I appreciate your guys input on our last camp back in March, we now have a trip planned for the end of this month. I have the 11-year olds, so having other campers near by will not work as they are generally a little loud and up pretty late. They really liked the geocaches from our last trip so we wanted to incorporate that in also; of course, those are everywhere so that will work regardless of location. Antelope Island just stays on my mind, but I think the nature of the campgrounds there will be a problem and campgrounds are the only place to camp there, correct? I really wanted to do a really short hike and camp like one of the lakes north of Trial, but I am certain that it is way too soon for that, correct? I would appreciate any advice as I know many of you are involved in scouting also. We only do 3 camps a year, one to the West Desert, Camp Tracy in July and this one; last year we camped on private property on the Bear--not a single fish. Crystal Hot Springs could work if I brought my dog training collars maybe... The primitive camping was great last time, the highlights as shared in our most recent scoutmaster conferences were the geocaches and the hiking, anyways thanks for the help in advance, thanks to all of your input on recipes from the last camp that I have to try a few of those also. I grew up in Price, so I just do not know all of the areas up north very well yet (is the Farmington Canyon place an option???); I live in Woods Cross now.


----------



## The Naturalist (Oct 13, 2007)

Huge29 said:


> ..... Antelope Island just stays on my mind, but I think the nature of the campgrounds there will be a problem and campgrounds are the only place to camp there, correct? I really wanted to do a really short hike and camp like one of the lakes north of Trial, but I am certain........ I grew up in Price, so I just do not know all of the areas up north very well yet (is the Farmington Canyon place an option???); I live in Woods Cross now.
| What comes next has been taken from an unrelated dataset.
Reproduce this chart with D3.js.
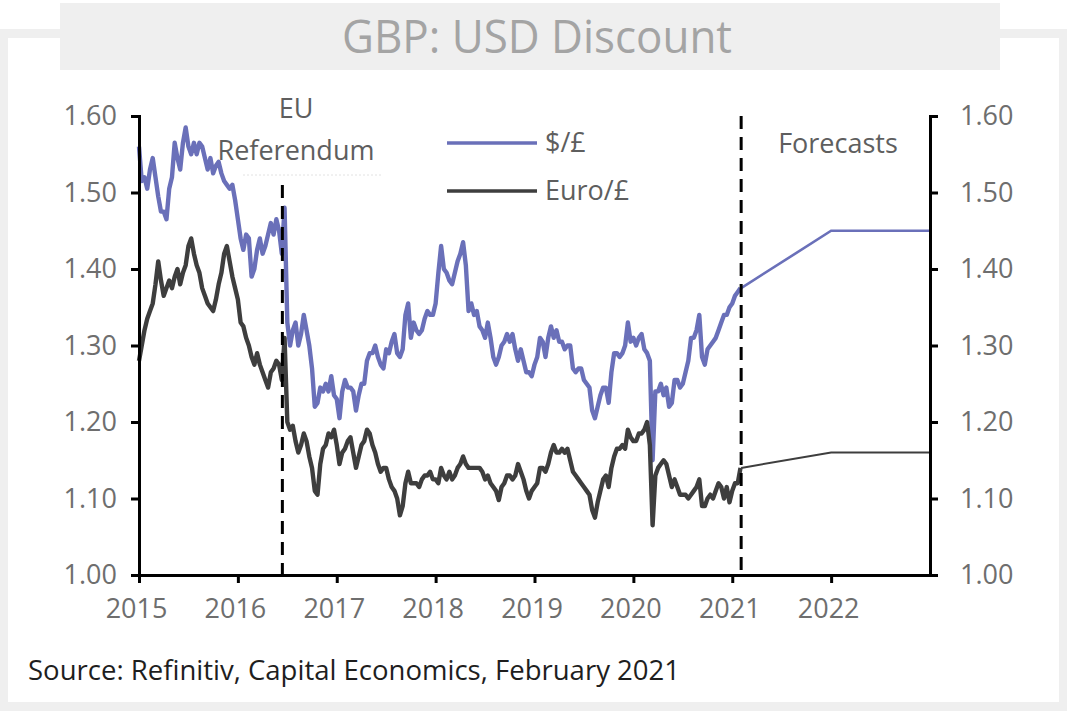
<!DOCTYPE html>
<html><head><meta charset="utf-8">
<script src="https://cdn.jsdelivr.net/npm/d3@7"></script>
<style>
body{margin:0;background:#fff}
svg{display:block;font-family:"Open Sans","Noto Sans",sans-serif}
</style>
</head><body>
<svg id="chart" width="1067" height="711"></svg>
<script>
// ---------- data ----------
const titleText = "GBP: USD Discount";
const sourceText = "Source: Refinitiv, Capital Economics, February 2021";
const seriesNames = ["$/£", "Euro/£"];
const yTicks = [1.00, 1.10, 1.20, 1.30, 1.40, 1.50, 1.60];
const xTicks = [2015, 2016, 2017, 2018, 2019, 2020, 2021, 2022];
const xTickLabels = ["2015", "2016", "2017", "2018", "2019", "2020", "2021", "2022"];
const xDomain = [2015, 2023];
const yDomain = [1.00, 1.60];

// historical values, three readings per month (1st, 11th, 21st) from Jan 2015 to 1 Feb 2021
const histStartYear = 2015;
const readingsPerYear = 36;
const usdHist = [
  // 2015
  1.560,1.515,1.520, 1.505,1.530,1.545, 1.520,1.495,1.475, 1.475,1.465,1.505,
  1.520,1.565,1.545, 1.530,1.565,1.585, 1.560,1.550,1.565, 1.550,1.565,1.560,
  1.545,1.530,1.545, 1.525,1.535,1.540, 1.525,1.515,1.510, 1.505,1.510,1.490,
  // 2016
  1.465,1.440,1.425, 1.445,1.440,1.390, 1.400,1.425,1.440, 1.420,1.430,1.445,
  1.460,1.445,1.465, 1.450,1.420,1.480, 1.330,1.300,1.320, 1.330,1.300,1.315,
  1.340,1.320,1.300, 1.270,1.220,1.225, 1.245,1.240,1.250, 1.240,1.260,1.235,
  // 2017
  1.230,1.205,1.240, 1.255,1.245,1.245, 1.240,1.215,1.235, 1.250,1.250,1.280,
  1.290,1.290,1.300, 1.285,1.275,1.270, 1.295,1.290,1.305, 1.315,1.290,1.285,
  1.295,1.340,1.355, 1.310,1.330,1.320, 1.315,1.320,1.335, 1.345,1.340,1.340,
  // 2018
  1.355,1.395,1.430, 1.400,1.395,1.385, 1.380,1.395,1.410, 1.420,1.435,1.405,
  1.345,1.355,1.340, 1.345,1.325,1.320, 1.310,1.330,1.310, 1.285,1.275,1.285,
  1.300,1.305,1.315, 1.305,1.315,1.295, 1.280,1.295,1.280, 1.265,1.265,1.260,
  // 2019
  1.275,1.285,1.310, 1.305,1.285,1.310, 1.325,1.310,1.320, 1.305,1.305,1.295,
  1.300,1.300,1.270, 1.265,1.270,1.270, 1.255,1.250,1.245, 1.215,1.205,1.220,
  1.235,1.245,1.245, 1.225,1.265,1.290, 1.290,1.285,1.290, 1.300,1.330,1.305,
  // 2020
  1.310,1.300,1.310, 1.315,1.295,1.290, 1.280,1.150,1.240, 1.240,1.250,1.235,
  1.245,1.220,1.225, 1.255,1.255,1.245, 1.250,1.265,1.280, 1.310,1.310,1.320,
  1.340,1.285,1.275, 1.295,1.300,1.305, 1.310,1.320,1.330, 1.340,1.340,1.350,
  // 2021
  1.355,1.365,1.370, 1.375
];
const euroHist = [
  // 2015
  1.280,1.300,1.320, 1.335,1.345,1.355, 1.380,1.410,1.385, 1.365,1.375,1.385,
  1.375,1.390,1.400, 1.380,1.395,1.405, 1.430,1.440,1.420, 1.405,1.395,1.375,
  1.365,1.355,1.350, 1.345,1.360,1.380, 1.395,1.420,1.430, 1.410,1.390,1.375,
  // 2016
  1.360,1.330,1.325, 1.310,1.300,1.285, 1.275,1.290,1.275, 1.265,1.255,1.245,
  1.265,1.270,1.280, 1.275,1.255,1.310, 1.200,1.190,1.195, 1.175,1.160,1.170,
  1.185,1.175,1.155, 1.140,1.110,1.105, 1.145,1.165,1.170, 1.185,1.180,1.190,
  // 2017
  1.170,1.145,1.160, 1.165,1.175,1.180, 1.160,1.140,1.155, 1.170,1.175,1.190,
  1.185,1.170,1.160, 1.145,1.135,1.140, 1.140,1.125,1.115, 1.110,1.100,1.078,
  1.090,1.120,1.135, 1.120,1.120,1.120, 1.115,1.125,1.130, 1.130,1.135,1.125,
  // 2018
  1.125,1.120,1.140, 1.130,1.125,1.135, 1.125,1.130,1.140, 1.145,1.155,1.145,
  1.140,1.140,1.140, 1.140,1.140,1.135, 1.125,1.130,1.120, 1.115,1.110,1.098,
  1.115,1.120,1.130, 1.130,1.125,1.130, 1.145,1.135,1.125, 1.110,1.100,1.110,
  // 2019
  1.115,1.120,1.140, 1.140,1.135,1.145, 1.160,1.170,1.160, 1.160,1.165,1.160,
  1.165,1.150,1.135, 1.130,1.125,1.120, 1.115,1.110,1.105, 1.085,1.075,1.095,
  1.110,1.125,1.130, 1.115,1.140,1.155, 1.165,1.165,1.170, 1.165,1.190,1.180,
  // 2020
  1.175,1.175,1.185, 1.185,1.190,1.200, 1.170,1.065,1.130, 1.140,1.145,1.150,
  1.145,1.130,1.115, 1.125,1.115,1.105, 1.105,1.105,1.100, 1.105,1.110,1.115,
  1.125,1.090,1.090, 1.100,1.105,1.100, 1.110,1.120,1.115, 1.100,1.115,1.095,
  // 2021
  1.110,1.120,1.120, 1.140
];
const forecastYears = [2021.09, 2022, 2023];
const usdForecast = [1.375, 1.45, 1.45];
const euroForecast = [1.14, 1.16, 1.16];
const referendumYear = 2016.45;
const forecastStartYear = 2021.09;

// ---------- drawing ----------
const W = 1067, H = 711;
const svg = d3.select("#chart");
const blue = "#6a70b9", dark = "#3e3e3e", tickGrey = "#6e6e6e";

// frame
svg.append("rect").attr("x",0).attr("y",0).attr("width",W).attr("height",H).attr("fill","#fff");
svg.append("rect").attr("x",0).attr("y",29).attr("width",W).attr("height",H-29).attr("fill","#efefef");
svg.append("rect").attr("x",8).attr("y",38).attr("width",1051).attr("height",664).attr("fill","#fff");
svg.append("rect").attr("x",60).attr("y",3).attr("width",940).attr("height",67).attr("fill","#efefef");
svg.append("text").attr("x",537).attr("y",53).attr("text-anchor","middle")
  .attr("font-size",46).attr("fill","#a4a4a4")
  .attr("textLength",390).attr("lengthAdjust","spacingAndGlyphs").text(titleText);
svg.append("text").attr("x",28).attr("y",680)
  .attr("font-size",27).attr("fill","#1e1e1e")
  .attr("textLength",652).attr("lengthAdjust","spacingAndGlyphs").text(sourceText);

const x = d3.scaleLinear().domain(xDomain).range([139, 930]);
const y = d3.scaleLinear().domain(yDomain).range([575, 116]);

const toPts = vals => vals.map((v,i) => [histStartYear + i/readingsPerYear, v]);
const line = d3.line().x(d => x(d[0])).y(d => y(d[1]));

const plot = svg.append("g");
plot.append("path").datum(toPts(usdHist)).attr("d",line)
  .attr("fill","none").attr("stroke",blue).attr("stroke-width",4.4).attr("stroke-linejoin","round");
plot.append("path").datum(forecastYears.map((t,i)=>[t,usdForecast[i]])).attr("d",line)
  .attr("fill","none").attr("stroke",blue).attr("stroke-width",2.6);
plot.append("path").datum(toPts(euroHist)).attr("d",line)
  .attr("fill","none").attr("stroke",dark).attr("stroke-width",4.4).attr("stroke-linejoin","round");
plot.append("path").datum(forecastYears.map((t,i)=>[t,euroForecast[i]])).attr("d",line)
  .attr("fill","none").attr("stroke",dark).attr("stroke-width",2);

// vertical dashed markers
svg.append("line").attr("x1",x(referendumYear)).attr("x2",x(referendumYear))
  .attr("y1",185).attr("y2",y(1.0))
  .attr("stroke","#000").attr("stroke-width",3).attr("stroke-dasharray","13,8");
svg.append("line").attr("x1",x(forecastStartYear)).attr("x2",x(forecastStartYear))
  .attr("y1",y(1.6)).attr("y2",y(1.0))
  .attr("stroke","#000").attr("stroke-width",3).attr("stroke-dasharray","13,8");

// faint dotted line under annotation
svg.append("line").attr("x1",243).attr("x2",382).attr("y1",175).attr("y2",175)
  .attr("stroke","#e2e2e2").attr("stroke-width",1).attr("stroke-dasharray","2,2");

// axes
function styleAxis(g){
  g.select(".domain").attr("stroke","#000").attr("stroke-width",3).attr("stroke-linecap","square");
  g.selectAll(".tick line").attr("stroke","#000").attr("stroke-width",3);
  g.selectAll(".tick text").attr("fill",tickGrey).attr("font-size",27)
    .attr("font-family",'"Open Sans","Noto Sans",sans-serif');
}
const fmt = d3.format(".2f");
svg.append("g").attr("transform",`translate(${x(2015)},0)`)
  .call(d3.axisLeft(y).tickValues(yTicks).tickFormat(fmt).tickSize(8).tickSizeOuter(0).tickPadding(14))
  .call(styleAxis);
svg.append("g").attr("transform",`translate(${x(2023)},0)`)
  .call(d3.axisRight(y).tickValues(yTicks).tickFormat(fmt).tickSize(8).tickSizeOuter(0).tickPadding(22))
  .call(styleAxis);
const xg = svg.append("g").attr("transform",`translate(0,${y(1.0)})`)
  .call(d3.axisBottom(x).tickValues(xTicks).tickFormat((d,i)=>xTickLabels[i]).tickSize(8).tickSizeOuter(0).tickPadding(16))
  .call(styleAxis);
xg.selectAll(".tick text").attr("dx",-3);

// annotations
const annot = (t,xx,yy) => svg.append("text").attr("x",xx).attr("y",yy).attr("text-anchor","middle")
  .attr("font-size",27).attr("fill","#5e5e5e").text(t);
annot("EU",296,118);
annot("Referendum",296,160);
annot("Forecasts",838,153);

// legend
const legend = [{name:seriesNames[0], color:blue, cy:143},{name:seriesNames[1], color:dark, cy:191}];
legend.forEach(l => {
  svg.append("line").attr("x1",447).attr("x2",537).attr("y1",l.cy).attr("y2",l.cy)
    .attr("stroke",l.color).attr("stroke-width",3.6);
  svg.append("text").attr("x",545).attr("y",l.cy).attr("dy","0.35em")
    .attr("font-size",27).attr("fill","#5e5e5e").text(l.name);
});
</script>
</body></html>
Anything up high would probably still be muddy - 11 year old scouts, mud and tents doesn't sound too appealing to me. However, I have taken scouts to Browne lake in the Uintas (Flaming gorge area) during the first week of June and it was really nice and warm.
Farmington canyon is a possibility, it just depends on how fast the runoff occurs.
May is probably one of the best months to camp on Antelope. There are lots of good hiking trails. You would need some insect repellant - the "no see ums" can be bad this time of year.
You also might consider the South fork of the Ogden. It has some pretty decent campgrounds, and close proximity to some decent fishing.
The North Fork of the Ogden also has some good campgrounds and good hiking trails.
Good Luck.


----------